The Philippines is a republic democratic country in Southeast Asia situated in the western Pacific Ocean. The Philippines’ location on the Pacific Ring of Fire and close to the equator makes the Philippines prone to earthquakes and typhoons, but also endows it with abundant natural resources and some of the world’s greatest biodiversity. It is consist of 1,701 islands which are categorized under three geographical divisions namely, Luzon, Visayas and Mindanao.
The Philippines was named in honor of King Philip II of Spain. Spanish explorer Ruy Lopez de Villalobos during his expedition in 1542 named the islands of Leyte and Samar Felipinas after the then Prince of Asturias. Eventually the name Las Islas Filipinas would be used to cover all the islands of the archipelago. Before that became commonplace, other names such as Islas del Poniente (Islands of the West) and Magellan’s name for the islands San Lazaro were also used by the Spanish to refer to the islands.
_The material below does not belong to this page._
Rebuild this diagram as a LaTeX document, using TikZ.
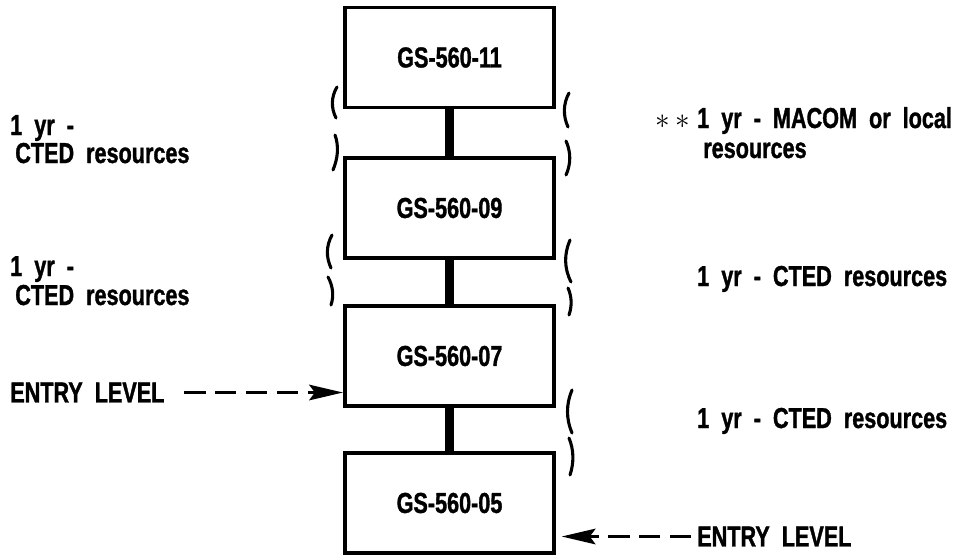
\documentclass[tikz,border=0pt]{standalone}
\usepackage{fontspec}
\newfontfamily\lblfont{Liberation Sans}[FakeStretch=0.75, WordSpace=2, FakeBold=1.2]
\usepackage{tikz}
\usetikzlibrary{arrows.meta}

\begin{document}
\begin{tikzpicture}[
    x=0.025cm, y=-0.025cm,
    grade/.style={draw, line width=2.8pt, minimum width=5.225cm, minimum height=2.5cm,
        font=\lblfont\bfseries\fontsize{20.5}{24}\selectfont},
    lbl/.style={anchor=base west, inner sep=0pt, font=\lblfont\bfseries\fontsize{20.5}{24}\selectfont},
    link/.style={line width=6.4pt},
    entry/.style={-{Stealth[length=24pt, width=11pt, inset=4pt, sep=0pt]}, line width=2.6pt, dash pattern=on 15pt off 7pt},
    brk/.style={line width=2.2pt, line cap=round}
]
    \useasboundingbox (0, 0) rectangle (964, 554);

    % Grade boxes
    \node[grade] (g11) at (449.5, 57.5) {GS-560-11};
    \node[grade] (g09) at (449.5, 208)  {GS-560-09};
    \node[grade] (g07) at (449.5, 356)  {GS-560-07};
    \node[grade] (g05) at (449.5, 503)  {GS-560-05};

    % Thick links between grades
    \draw[link] (g11) -- (g09);
    \draw[link] (g09) -- (g07);
    \draw[link] (g07) -- (g05);

    % Brackets, gap 11-09
    \draw[brk] (337, 87) .. controls (331, 97) and (331, 108) .. (336, 118);
    \draw[brk] (335, 135) .. controls (339, 146) and (338, 158) .. (333, 170);
    \draw[brk] (569, 93) .. controls (563, 104) and (563, 116) .. (568, 127);
    \draw[brk] (566, 141) .. controls (571, 152) and (571, 164) .. (566, 175);

    % Brackets, gap 09-07
    \draw[brk] (332, 235) .. controls (326, 246) and (326, 257) .. (331, 268);
    \draw[brk] (328, 277) .. controls (333, 286) and (334, 296) .. (331, 305);
    \draw[brk] (570, 240) .. controls (564, 254) and (564, 268) .. (571, 282);
    \draw[brk] (568, 288) .. controls (572, 297) and (572, 306) .. (569, 315);

    % Brackets, gap 07-05
    \draw[brk] (572, 390) .. controls (566, 404) and (566, 419) .. (572, 433);
    \draw[brk] (569, 438) .. controls (574, 450) and (574, 463) .. (570, 475);

    % Left labels
    \node[lbl] (l1a) at (10, 135) {1 yr -};
    \node[lbl] (l1b) at (15, 163) {CTED resources};
    \node[lbl] (l2a) at (10, 276) {1 yr -};
    \node[lbl] (l2b) at (15, 305) {CTED resources};

    % Right labels
    \node[lbl] (r1a) at (697, 128) {1 yr - MACOM or local};
    \node[lbl, anchor=base east, xshift=-5pt] (ast) at (r1a.base west) {$\ast\,\ast$};
    \node[lbl] (r1b) at (703, 158) {resources};
    \node[lbl] (r2) at (697, 286) {1 yr - CTED resources};
    \node[lbl] (r3) at (697, 428) {1 yr - CTED resources};

    % Entry levels
    \node[lbl, anchor=west] (entL) at (10, 392.5) {ENTRY LEVEL};
    \draw[entry, shorten <=14pt] (entL.east) -- (entL.east -| g07.west);
    \node[lbl, anchor=west] (entR) at (697, 536.5) {ENTRY LEVEL};
    \draw[entry, shorten <=4pt, shorten >=4pt] (entR.west) -- (entR.west -| g05.east);

\end{tikzpicture}
\end{document}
The official name of the Philippines has changed several times in the course of its history. During the Philippine Revolution, the Malolos Congress proclaimed the establishment of the Republica Filipina or the Philippine Republic. From the period of the Spanish-American War (1898) and the Philippine-American War (1899-1902) until the Commonwealth period (1935-1946), American colonial authorities referred to the country as the Philippine Islands, a translation of the Spanish name. From the 1898 Treaty of Paris, the name Philippines began to appear and it has since become the country’s common name. Since the end of World War II, the official name of the country has been the Republic of the Philippines.